— START OF Source material —

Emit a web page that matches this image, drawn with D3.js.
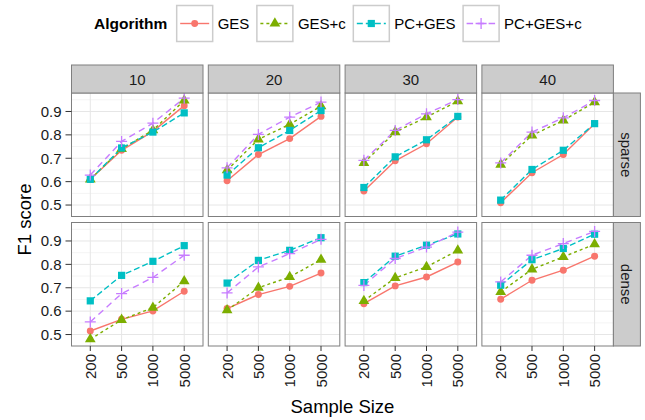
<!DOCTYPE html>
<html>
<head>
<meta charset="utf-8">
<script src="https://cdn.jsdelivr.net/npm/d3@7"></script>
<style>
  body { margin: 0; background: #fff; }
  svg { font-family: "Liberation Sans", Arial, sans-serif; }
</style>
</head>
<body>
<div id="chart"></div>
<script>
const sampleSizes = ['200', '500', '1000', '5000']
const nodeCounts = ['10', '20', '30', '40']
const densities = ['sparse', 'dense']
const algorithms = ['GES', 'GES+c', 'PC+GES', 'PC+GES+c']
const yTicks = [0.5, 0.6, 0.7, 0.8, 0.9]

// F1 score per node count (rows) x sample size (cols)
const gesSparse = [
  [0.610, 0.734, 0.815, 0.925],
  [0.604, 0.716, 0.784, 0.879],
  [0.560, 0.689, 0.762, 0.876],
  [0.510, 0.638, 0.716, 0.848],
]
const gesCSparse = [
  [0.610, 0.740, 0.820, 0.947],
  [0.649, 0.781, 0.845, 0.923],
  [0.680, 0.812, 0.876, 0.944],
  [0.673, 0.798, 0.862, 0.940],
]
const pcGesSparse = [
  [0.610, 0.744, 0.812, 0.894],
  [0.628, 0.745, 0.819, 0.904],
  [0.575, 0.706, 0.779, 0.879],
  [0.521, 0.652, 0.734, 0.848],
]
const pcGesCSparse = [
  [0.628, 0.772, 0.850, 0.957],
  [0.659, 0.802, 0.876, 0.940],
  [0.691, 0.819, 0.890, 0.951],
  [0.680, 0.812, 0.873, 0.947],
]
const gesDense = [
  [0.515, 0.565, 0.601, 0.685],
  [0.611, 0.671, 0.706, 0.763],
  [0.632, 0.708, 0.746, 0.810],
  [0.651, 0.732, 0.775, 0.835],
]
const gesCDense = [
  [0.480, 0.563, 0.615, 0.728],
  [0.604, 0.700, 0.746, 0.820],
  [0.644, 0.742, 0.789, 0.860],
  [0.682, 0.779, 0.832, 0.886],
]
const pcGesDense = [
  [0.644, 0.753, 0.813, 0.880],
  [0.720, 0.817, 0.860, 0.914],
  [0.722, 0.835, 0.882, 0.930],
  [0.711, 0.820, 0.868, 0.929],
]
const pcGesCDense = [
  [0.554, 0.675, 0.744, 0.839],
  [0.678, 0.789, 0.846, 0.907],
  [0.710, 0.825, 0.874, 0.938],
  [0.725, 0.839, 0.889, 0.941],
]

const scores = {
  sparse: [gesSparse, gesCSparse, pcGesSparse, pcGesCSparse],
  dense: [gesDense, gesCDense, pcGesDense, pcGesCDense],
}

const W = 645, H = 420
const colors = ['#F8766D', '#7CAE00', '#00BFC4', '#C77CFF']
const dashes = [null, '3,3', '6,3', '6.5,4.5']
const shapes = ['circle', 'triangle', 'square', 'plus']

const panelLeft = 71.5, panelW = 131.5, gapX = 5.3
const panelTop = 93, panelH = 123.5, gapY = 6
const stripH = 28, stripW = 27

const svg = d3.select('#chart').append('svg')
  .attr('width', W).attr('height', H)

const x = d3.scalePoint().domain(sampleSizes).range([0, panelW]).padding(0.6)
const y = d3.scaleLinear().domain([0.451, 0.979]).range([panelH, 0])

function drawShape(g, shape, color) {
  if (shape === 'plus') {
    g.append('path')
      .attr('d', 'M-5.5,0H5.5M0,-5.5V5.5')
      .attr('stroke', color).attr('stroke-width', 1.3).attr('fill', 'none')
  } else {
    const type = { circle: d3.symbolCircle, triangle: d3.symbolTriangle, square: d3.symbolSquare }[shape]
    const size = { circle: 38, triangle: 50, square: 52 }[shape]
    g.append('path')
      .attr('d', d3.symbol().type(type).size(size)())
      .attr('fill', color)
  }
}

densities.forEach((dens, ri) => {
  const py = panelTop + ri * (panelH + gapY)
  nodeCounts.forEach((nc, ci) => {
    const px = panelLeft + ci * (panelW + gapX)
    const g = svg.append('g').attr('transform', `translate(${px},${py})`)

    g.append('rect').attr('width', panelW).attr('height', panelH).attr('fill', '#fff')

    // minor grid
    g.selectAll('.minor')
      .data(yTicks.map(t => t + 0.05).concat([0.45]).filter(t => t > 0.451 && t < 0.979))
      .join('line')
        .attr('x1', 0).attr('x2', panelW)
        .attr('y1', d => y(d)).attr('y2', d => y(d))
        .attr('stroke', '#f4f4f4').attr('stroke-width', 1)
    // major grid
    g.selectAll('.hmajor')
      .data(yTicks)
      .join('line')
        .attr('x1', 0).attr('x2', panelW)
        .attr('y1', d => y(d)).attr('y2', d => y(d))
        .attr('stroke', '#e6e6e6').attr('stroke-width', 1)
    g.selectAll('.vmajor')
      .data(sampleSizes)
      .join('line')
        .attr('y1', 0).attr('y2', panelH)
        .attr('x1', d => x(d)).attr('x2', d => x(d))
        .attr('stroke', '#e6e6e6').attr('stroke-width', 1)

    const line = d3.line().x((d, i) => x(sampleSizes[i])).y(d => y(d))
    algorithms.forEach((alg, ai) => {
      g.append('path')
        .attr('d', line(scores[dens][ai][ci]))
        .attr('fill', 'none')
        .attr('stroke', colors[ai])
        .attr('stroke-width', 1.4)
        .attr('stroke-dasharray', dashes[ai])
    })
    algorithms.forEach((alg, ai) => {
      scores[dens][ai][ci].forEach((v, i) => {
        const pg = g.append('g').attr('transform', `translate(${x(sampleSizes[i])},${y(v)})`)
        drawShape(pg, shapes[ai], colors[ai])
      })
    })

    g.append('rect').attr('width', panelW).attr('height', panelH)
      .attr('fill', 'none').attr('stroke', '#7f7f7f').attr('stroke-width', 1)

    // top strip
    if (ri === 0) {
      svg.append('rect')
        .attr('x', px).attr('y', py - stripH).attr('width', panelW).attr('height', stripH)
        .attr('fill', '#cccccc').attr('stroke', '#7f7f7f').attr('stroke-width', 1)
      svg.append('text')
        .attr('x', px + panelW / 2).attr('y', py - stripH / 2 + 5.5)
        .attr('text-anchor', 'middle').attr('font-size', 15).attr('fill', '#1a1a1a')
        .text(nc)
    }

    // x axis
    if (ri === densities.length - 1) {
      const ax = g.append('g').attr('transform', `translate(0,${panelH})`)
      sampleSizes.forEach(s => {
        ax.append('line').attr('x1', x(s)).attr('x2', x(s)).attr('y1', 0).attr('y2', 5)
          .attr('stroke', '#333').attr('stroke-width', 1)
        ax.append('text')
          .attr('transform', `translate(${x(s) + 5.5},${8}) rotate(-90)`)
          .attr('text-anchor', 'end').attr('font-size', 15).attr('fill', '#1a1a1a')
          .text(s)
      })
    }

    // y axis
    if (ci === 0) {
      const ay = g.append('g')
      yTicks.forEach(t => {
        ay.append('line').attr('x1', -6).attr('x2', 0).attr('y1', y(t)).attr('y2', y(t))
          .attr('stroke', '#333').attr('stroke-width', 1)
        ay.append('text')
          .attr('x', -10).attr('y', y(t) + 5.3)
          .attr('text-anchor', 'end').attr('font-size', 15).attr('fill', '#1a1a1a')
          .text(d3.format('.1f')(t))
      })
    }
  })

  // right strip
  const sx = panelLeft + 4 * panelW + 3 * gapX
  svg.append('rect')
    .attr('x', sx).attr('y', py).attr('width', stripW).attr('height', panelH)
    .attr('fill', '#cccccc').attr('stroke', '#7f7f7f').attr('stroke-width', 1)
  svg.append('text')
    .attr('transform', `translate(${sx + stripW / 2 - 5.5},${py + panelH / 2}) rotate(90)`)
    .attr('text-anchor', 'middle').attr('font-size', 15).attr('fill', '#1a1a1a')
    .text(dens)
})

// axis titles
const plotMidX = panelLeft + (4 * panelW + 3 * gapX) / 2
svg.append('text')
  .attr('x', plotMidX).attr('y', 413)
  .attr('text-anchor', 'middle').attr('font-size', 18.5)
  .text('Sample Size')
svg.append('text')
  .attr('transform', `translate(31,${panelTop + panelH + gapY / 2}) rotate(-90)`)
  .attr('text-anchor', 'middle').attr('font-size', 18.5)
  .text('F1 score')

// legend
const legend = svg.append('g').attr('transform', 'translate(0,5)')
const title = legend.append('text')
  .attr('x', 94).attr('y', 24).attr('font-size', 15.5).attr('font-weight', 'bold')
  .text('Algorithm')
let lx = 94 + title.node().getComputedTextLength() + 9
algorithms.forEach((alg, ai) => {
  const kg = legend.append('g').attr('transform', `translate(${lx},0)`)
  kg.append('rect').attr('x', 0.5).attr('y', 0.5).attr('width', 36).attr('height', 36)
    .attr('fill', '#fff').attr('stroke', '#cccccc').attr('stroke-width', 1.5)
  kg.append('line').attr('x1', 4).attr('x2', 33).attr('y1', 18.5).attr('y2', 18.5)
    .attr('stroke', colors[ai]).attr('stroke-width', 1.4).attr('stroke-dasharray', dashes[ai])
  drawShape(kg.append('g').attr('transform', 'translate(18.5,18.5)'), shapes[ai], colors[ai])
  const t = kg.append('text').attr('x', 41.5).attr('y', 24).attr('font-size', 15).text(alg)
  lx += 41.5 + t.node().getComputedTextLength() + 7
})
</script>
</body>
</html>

— END OF Source material —

- _What you need to do_
Take the lines from the start of the material to the line with "const yTicks = [0.5, 0.6, 0.7, 0.8, 0.9]", both included, and transcribe them exactly without the pictures.

- _Exercise response_
Emit a web page that matches this image, drawn with D3.js.
<!DOCTYPE html>
<html>
<head>
<meta charset="utf-8">
<script src="https://cdn.jsdelivr.net/npm/d3@7"></script>
<style>
  body { margin: 0; background: #fff; }
  svg { font-family: "Liberation Sans", Arial, sans-serif; }
</style>
</head>
<body>
<div id="chart"></div>
<script>
const sampleSizes = ['200', '500', '1000', '5000']
const nodeCounts = ['10', '20', '30', '40']
const densities = ['sparse', 'dense']
const algorithms = ['GES', 'GES+c', 'PC+GES', 'PC+GES+c']
const yTicks = [0.5, 0.6, 0.7, 0.8, 0.9]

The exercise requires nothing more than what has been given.